EXERCISE PROMPT:
Retype the listing that follows, word for word.
┌─ DATASET SECTION
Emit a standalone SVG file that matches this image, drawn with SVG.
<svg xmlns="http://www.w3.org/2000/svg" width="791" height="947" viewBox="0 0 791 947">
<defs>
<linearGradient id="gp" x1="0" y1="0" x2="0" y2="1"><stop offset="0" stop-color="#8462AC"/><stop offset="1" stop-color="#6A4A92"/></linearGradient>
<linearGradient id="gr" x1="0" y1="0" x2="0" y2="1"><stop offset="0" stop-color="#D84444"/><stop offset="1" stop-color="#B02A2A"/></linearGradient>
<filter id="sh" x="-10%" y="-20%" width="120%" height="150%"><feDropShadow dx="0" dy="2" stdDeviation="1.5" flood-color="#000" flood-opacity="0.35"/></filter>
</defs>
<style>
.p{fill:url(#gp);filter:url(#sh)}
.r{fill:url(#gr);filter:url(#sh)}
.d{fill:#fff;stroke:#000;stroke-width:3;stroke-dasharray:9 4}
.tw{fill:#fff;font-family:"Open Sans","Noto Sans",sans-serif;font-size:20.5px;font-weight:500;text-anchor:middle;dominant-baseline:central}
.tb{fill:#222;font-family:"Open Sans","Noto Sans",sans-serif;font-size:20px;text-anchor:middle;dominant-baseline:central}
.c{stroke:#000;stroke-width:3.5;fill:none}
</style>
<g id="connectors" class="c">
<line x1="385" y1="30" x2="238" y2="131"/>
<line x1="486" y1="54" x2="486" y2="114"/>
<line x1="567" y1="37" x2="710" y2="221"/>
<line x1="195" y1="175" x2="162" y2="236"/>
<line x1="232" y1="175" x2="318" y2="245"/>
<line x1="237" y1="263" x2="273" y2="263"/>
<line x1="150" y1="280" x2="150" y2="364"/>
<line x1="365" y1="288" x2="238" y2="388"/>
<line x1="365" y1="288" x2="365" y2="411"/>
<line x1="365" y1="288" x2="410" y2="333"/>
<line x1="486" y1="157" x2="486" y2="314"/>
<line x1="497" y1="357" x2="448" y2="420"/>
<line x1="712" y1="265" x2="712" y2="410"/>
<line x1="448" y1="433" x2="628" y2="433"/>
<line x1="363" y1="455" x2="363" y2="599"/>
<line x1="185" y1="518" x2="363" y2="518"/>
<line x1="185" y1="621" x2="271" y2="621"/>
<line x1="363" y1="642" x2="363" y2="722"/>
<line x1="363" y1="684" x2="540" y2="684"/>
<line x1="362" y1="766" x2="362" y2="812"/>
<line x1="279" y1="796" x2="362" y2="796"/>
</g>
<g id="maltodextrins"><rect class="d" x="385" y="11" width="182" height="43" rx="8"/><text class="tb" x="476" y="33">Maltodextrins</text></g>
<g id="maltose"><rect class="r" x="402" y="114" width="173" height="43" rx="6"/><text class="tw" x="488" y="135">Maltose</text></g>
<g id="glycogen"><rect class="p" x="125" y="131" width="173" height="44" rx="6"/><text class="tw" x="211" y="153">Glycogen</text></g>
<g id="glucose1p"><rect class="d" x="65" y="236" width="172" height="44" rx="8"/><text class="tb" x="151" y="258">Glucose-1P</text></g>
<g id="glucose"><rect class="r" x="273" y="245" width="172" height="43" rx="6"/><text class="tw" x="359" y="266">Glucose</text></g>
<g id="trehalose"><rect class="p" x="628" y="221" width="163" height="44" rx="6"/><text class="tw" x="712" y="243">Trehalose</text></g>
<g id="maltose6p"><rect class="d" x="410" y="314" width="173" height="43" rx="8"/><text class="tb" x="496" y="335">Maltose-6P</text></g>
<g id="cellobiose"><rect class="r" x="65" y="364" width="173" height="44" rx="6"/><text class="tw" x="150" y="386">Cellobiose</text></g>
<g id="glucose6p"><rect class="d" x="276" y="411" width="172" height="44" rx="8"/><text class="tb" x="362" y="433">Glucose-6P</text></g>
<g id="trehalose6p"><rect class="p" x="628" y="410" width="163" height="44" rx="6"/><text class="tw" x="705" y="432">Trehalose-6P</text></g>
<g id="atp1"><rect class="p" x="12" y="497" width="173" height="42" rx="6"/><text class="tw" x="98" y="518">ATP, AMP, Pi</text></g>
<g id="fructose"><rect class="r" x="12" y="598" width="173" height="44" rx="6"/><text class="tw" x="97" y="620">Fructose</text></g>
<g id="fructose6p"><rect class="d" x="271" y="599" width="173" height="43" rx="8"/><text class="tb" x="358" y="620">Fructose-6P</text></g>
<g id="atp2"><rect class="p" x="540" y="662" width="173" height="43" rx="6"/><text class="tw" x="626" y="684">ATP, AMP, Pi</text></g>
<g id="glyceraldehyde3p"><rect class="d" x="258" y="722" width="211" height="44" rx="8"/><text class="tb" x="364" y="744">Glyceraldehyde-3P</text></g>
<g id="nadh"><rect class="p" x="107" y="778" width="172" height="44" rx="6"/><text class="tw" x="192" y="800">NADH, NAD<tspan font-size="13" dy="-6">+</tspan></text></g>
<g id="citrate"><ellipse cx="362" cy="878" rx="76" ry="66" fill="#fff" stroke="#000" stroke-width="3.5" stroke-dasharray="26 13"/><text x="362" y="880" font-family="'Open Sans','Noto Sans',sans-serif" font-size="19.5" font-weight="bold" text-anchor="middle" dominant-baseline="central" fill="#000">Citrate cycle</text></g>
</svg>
└─
EXERCISE ANSWER:
Emit a standalone SVG file that matches this image, drawn with SVG.
<svg xmlns="http://www.w3.org/2000/svg" width="791" height="947" viewBox="0 0 791 947">
<defs>
<linearGradient id="gp" x1="0" y1="0" x2="0" y2="1"><stop offset="0" stop-color="#8462AC"/><stop offset="1" stop-color="#6A4A92"/></linearGradient>
<linearGradient id="gr" x1="0" y1="0" x2="0" y2="1"><stop offset="0" stop-color="#D84444"/><stop offset="1" stop-color="#B02A2A"/></linearGradient>
<filter id="sh" x="-10%" y="-20%" width="120%" height="150%"><feDropShadow dx="0" dy="2" stdDeviation="1.5" flood-color="#000" flood-opacity="0.35"/></filter>
</defs>
<style>
.p{fill:url(#gp);filter:url(#sh)}
.r{fill:url(#gr);filter:url(#sh)}
.d{fill:#fff;stroke:#000;stroke-width:3;stroke-dasharray:9 4}
.tw{fill:#fff;font-family:"Open Sans","Noto Sans",sans-serif;font-size:20.5px;font-weight:500;text-anchor:middle;dominant-baseline:central}
.tb{fill:#222;font-family:"Open Sans","Noto Sans",sans-serif;font-size:20px;text-anchor:middle;dominant-baseline:central}
.c{stroke:#000;stroke-width:3.5;fill:none}
</style>
<g id="connectors" class="c">
<line x1="385" y1="30" x2="238" y2="131"/>
<line x1="486" y1="54" x2="486" y2="114"/>
<line x1="567" y1="37" x2="710" y2="221"/>
<line x1="195" y1="175" x2="162" y2="236"/>
<line x1="232" y1="175" x2="318" y2="245"/>
<line x1="237" y1="263" x2="273" y2="263"/>
<line x1="150" y1="280" x2="150" y2="364"/>
<line x1="365" y1="288" x2="238" y2="388"/>
<line x1="365" y1="288" x2="365" y2="411"/>
<line x1="365" y1="288" x2="410" y2="333"/>
<line x1="486" y1="157" x2="486" y2="314"/>
<line x1="497" y1="357" x2="448" y2="420"/>
<line x1="712" y1="265" x2="712" y2="410"/>
<line x1="448" y1="433" x2="628" y2="433"/>
<line x1="363" y1="455" x2="363" y2="599"/>
<line x1="185" y1="518" x2="363" y2="518"/>
<line x1="185" y1="621" x2="271" y2="621"/>
<line x1="363" y1="642" x2="363" y2="722"/>
<line x1="363" y1="684" x2="540" y2="684"/>
<line x1="362" y1="766" x2="362" y2="812"/>
<line x1="279" y1="796" x2="362" y2="796"/>
</g>
<g id="maltodextrins"><rect class="d" x="385" y="11" width="182" height="43" rx="8"/><text class="tb" x="476" y="33">Maltodextrins</text></g>
<g id="maltose"><rect class="r" x="402" y="114" width="173" height="43" rx="6"/><text class="tw" x="488" y="135">Maltose</text></g>
<g id="glycogen"><rect class="p" x="125" y="131" width="173" height="44" rx="6"/><text class="tw" x="211" y="153">Glycogen</text></g>
<g id="glucose1p"><rect class="d" x="65" y="236" width="172" height="44" rx="8"/><text class="tb" x="151" y="258">Glucose-1P</text></g>
<g id="glucose"><rect class="r" x="273" y="245" width="172" height="43" rx="6"/><text class="tw" x="359" y="266">Glucose</text></g>
<g id="trehalose"><rect class="p" x="628" y="221" width="163" height="44" rx="6"/><text class="tw" x="712" y="243">Trehalose</text></g>
<g id="maltose6p"><rect class="d" x="410" y="314" width="173" height="43" rx="8"/><text class="tb" x="496" y="335">Maltose-6P</text></g>
<g id="cellobiose"><rect class="r" x="65" y="364" width="173" height="44" rx="6"/><text class="tw" x="150" y="386">Cellobiose</text></g>
<g id="glucose6p"><rect class="d" x="276" y="411" width="172" height="44" rx="8"/><text class="tb" x="362" y="433">Glucose-6P</text></g>
<g id="trehalose6p"><rect class="p" x="628" y="410" width="163" height="44" rx="6"/><text class="tw" x="705" y="432">Trehalose-6P</text></g>
<g id="atp1"><rect class="p" x="12" y="497" width="173" height="42" rx="6"/><text class="tw" x="98" y="518">ATP, AMP, Pi</text></g>
<g id="fructose"><rect class="r" x="12" y="598" width="173" height="44" rx="6"/><text class="tw" x="97" y="620">Fructose</text></g>
<g id="fructose6p"><rect class="d" x="271" y="599" width="173" height="43" rx="8"/><text class="tb" x="358" y="620">Fructose-6P</text></g>
<g id="atp2"><rect class="p" x="540" y="662" width="173" height="43" rx="6"/><text class="tw" x="626" y="684">ATP, AMP, Pi</text></g>
<g id="glyceraldehyde3p"><rect class="d" x="258" y="722" width="211" height="44" rx="8"/><text class="tb" x="364" y="744">Glyceraldehyde-3P</text></g>
<g id="nadh"><rect class="p" x="107" y="778" width="172" height="44" rx="6"/><text class="tw" x="192" y="800">NADH, NAD<tspan font-size="13" dy="-6">+</tspan></text></g>
<g id="citrate"><ellipse cx="362" cy="878" rx="76" ry="66" fill="#fff" stroke="#000" stroke-width="3.5" stroke-dasharray="26 13"/><text x="362" y="880" font-family="'Open Sans','Noto Sans',sans-serif" font-size="19.5" font-weight="bold" text-anchor="middle" dominant-baseline="central" fill="#000">Citrate cycle</text></g>
</svg>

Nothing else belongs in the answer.